(Code that draws figures)
----------

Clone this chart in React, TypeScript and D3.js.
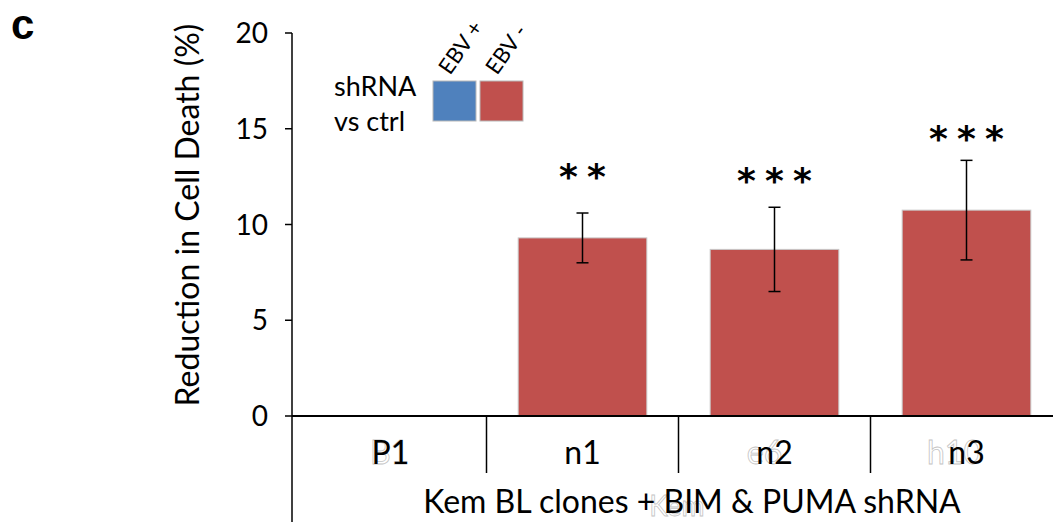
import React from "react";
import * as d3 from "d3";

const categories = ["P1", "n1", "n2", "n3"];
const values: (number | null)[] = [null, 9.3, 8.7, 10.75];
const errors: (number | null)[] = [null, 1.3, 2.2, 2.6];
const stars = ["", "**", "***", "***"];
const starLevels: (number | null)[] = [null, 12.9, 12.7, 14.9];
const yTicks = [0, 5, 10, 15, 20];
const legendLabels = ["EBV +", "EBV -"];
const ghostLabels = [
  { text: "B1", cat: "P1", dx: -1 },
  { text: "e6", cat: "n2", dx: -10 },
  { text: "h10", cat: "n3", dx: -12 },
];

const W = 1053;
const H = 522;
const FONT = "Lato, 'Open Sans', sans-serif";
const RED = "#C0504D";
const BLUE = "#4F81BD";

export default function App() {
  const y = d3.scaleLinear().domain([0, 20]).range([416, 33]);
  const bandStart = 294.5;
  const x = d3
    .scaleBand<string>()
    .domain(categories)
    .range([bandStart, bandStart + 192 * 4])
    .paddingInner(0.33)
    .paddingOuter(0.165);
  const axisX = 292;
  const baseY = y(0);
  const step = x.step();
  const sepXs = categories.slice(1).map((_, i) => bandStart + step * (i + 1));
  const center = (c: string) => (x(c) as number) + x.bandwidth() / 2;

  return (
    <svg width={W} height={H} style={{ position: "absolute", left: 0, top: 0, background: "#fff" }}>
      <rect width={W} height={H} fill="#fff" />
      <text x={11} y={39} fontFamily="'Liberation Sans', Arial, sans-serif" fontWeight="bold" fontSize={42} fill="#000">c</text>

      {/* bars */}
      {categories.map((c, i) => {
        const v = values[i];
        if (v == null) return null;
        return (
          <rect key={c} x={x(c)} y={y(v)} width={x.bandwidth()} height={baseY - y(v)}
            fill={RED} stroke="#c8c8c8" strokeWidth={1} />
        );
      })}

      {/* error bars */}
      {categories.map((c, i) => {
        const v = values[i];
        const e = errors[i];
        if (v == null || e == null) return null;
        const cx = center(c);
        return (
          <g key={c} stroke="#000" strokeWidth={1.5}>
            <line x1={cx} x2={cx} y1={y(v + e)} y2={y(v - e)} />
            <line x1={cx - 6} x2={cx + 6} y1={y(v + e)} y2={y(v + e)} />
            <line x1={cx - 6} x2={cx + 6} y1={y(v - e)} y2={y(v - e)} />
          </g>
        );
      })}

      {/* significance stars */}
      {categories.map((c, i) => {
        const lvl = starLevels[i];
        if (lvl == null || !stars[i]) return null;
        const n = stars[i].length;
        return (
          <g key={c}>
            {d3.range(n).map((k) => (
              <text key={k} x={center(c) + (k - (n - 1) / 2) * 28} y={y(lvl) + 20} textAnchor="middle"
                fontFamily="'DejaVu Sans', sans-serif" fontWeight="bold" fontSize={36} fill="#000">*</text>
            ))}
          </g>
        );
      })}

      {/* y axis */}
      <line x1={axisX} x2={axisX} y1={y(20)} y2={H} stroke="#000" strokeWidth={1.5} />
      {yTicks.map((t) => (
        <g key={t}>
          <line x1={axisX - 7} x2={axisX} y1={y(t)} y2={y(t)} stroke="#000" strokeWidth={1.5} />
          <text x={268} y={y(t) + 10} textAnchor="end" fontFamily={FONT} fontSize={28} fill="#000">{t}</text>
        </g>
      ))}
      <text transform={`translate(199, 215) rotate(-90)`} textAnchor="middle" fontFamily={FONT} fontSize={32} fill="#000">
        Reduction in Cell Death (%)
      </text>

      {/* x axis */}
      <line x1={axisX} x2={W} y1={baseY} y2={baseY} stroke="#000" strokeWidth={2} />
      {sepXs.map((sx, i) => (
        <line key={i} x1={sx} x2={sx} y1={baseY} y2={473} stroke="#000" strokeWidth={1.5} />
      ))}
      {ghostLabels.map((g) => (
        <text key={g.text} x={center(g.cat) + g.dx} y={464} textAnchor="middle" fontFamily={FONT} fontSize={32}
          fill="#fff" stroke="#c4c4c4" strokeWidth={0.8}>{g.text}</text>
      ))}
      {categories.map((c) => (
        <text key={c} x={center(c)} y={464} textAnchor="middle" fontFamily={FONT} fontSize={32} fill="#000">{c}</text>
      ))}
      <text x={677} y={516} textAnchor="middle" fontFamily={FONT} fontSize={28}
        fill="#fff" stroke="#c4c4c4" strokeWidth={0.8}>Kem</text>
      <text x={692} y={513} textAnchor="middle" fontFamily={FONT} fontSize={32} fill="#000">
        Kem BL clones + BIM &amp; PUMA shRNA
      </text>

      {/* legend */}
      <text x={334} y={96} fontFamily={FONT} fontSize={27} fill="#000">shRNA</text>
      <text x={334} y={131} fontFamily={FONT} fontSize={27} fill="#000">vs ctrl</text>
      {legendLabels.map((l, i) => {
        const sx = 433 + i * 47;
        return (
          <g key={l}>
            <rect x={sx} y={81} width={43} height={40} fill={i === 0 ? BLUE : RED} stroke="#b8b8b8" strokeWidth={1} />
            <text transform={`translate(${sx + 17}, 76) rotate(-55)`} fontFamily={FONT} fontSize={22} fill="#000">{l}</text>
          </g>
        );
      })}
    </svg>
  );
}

----------

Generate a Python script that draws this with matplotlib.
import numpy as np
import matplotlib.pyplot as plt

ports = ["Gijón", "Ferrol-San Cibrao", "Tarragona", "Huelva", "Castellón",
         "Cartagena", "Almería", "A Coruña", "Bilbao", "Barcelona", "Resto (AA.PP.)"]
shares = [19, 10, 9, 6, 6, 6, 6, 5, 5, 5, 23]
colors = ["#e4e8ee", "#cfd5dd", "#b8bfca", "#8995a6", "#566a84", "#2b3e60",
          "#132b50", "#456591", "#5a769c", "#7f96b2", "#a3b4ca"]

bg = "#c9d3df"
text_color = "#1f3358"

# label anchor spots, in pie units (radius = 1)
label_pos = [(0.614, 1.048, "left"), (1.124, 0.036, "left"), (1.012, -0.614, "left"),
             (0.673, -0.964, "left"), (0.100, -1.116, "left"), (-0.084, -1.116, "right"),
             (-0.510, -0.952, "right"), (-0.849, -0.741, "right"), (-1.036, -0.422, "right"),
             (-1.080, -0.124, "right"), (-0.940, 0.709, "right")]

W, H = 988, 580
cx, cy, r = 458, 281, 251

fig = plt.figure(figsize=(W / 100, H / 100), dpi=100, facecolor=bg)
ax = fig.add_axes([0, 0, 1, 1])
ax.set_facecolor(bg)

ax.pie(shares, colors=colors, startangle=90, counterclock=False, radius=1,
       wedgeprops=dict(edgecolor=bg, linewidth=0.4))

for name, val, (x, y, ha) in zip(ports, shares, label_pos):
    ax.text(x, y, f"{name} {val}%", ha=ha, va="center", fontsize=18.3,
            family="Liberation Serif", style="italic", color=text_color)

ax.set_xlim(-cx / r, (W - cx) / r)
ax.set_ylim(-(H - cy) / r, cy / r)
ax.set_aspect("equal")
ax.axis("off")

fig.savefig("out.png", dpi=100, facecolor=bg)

----------

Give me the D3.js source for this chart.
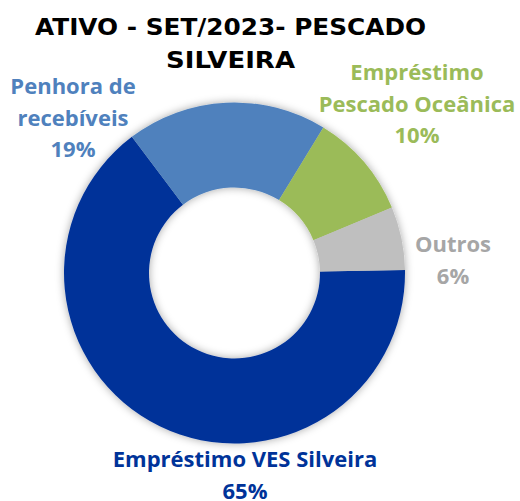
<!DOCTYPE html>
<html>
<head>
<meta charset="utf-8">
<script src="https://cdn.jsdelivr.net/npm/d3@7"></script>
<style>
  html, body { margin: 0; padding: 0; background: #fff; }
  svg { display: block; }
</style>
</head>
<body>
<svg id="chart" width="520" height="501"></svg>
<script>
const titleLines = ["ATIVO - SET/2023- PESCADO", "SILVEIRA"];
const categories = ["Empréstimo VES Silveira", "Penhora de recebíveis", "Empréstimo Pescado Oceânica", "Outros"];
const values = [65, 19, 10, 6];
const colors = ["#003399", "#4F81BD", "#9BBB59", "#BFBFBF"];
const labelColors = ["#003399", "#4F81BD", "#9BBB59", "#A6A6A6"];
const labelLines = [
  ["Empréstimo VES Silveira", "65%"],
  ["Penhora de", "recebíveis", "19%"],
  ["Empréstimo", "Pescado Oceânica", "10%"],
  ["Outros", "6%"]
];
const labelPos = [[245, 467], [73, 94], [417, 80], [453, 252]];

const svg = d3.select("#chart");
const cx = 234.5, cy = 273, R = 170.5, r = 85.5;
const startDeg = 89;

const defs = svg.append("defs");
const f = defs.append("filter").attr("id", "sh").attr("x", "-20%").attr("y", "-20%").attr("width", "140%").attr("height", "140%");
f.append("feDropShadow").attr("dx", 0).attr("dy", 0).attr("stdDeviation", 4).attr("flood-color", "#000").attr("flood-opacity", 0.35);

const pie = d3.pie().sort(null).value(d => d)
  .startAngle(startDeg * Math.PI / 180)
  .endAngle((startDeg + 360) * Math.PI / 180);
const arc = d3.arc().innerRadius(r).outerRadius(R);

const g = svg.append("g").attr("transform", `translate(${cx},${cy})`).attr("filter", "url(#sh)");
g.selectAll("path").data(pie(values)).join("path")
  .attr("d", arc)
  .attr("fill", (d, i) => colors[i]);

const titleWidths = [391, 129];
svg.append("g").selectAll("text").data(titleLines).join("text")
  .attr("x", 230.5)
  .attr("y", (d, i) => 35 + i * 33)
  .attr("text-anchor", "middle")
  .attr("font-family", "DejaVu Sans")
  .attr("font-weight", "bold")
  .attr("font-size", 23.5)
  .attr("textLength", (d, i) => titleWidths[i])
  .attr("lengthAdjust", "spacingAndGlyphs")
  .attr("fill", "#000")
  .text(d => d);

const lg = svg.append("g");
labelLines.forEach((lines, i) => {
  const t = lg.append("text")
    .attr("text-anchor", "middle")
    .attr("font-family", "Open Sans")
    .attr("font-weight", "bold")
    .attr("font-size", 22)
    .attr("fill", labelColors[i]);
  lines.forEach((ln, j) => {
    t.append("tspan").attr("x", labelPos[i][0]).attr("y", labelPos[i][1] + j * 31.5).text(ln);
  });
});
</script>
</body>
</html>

----------

INSTRUCTION:
Starting at the line that contains "Clone this chart" and ending at the line that contains "const center = (c: string)", give the lines again exactly. Do not include the pictures.

REPLY TO THE TASK:
Clone this chart in React, TypeScript and D3.js.
import React from "react";
import * as d3 from "d3";

const categories = ["P1", "n1", "n2", "n3"];
const values: (number | null)[] = [null, 9.3, 8.7, 10.75];
const errors: (number | null)[] = [null, 1.3, 2.2, 2.6];
const stars = ["", "**", "***", "***"];
const starLevels: (number | null)[] = [null, 12.9, 12.7, 14.9];
const yTicks = [0, 5, 10, 15, 20];
const legendLabels = ["EBV +", "EBV -"];
const ghostLabels = [
  { text: "B1", cat: "P1", dx: -1 },
  { text: "e6", cat: "n2", dx: -10 },
  { text: "h10", cat: "n3", dx: -12 },
];

const W = 1053;
const H = 522;
const FONT = "Lato, 'Open Sans', sans-serif";
const RED = "#C0504D";
const BLUE = "#4F81BD";

export default function App() {
  const y = d3.scaleLinear().domain([0, 20]).range([416, 33]);
  const bandStart = 294.5;
  const x = d3
    .scaleBand<string>()
    .domain(categories)
    .range([bandStart, bandStart + 192 * 4])
    .paddingInner(0.33)
    .paddingOuter(0.165);
  const axisX = 292;
  const baseY = y(0);
  const step = x.step();
  const sepXs = categories.slice(1).map((_, i) => bandStart + step * (i + 1));
  const center = (c: string) => (x(c) as number) + x.bandwidth() / 2;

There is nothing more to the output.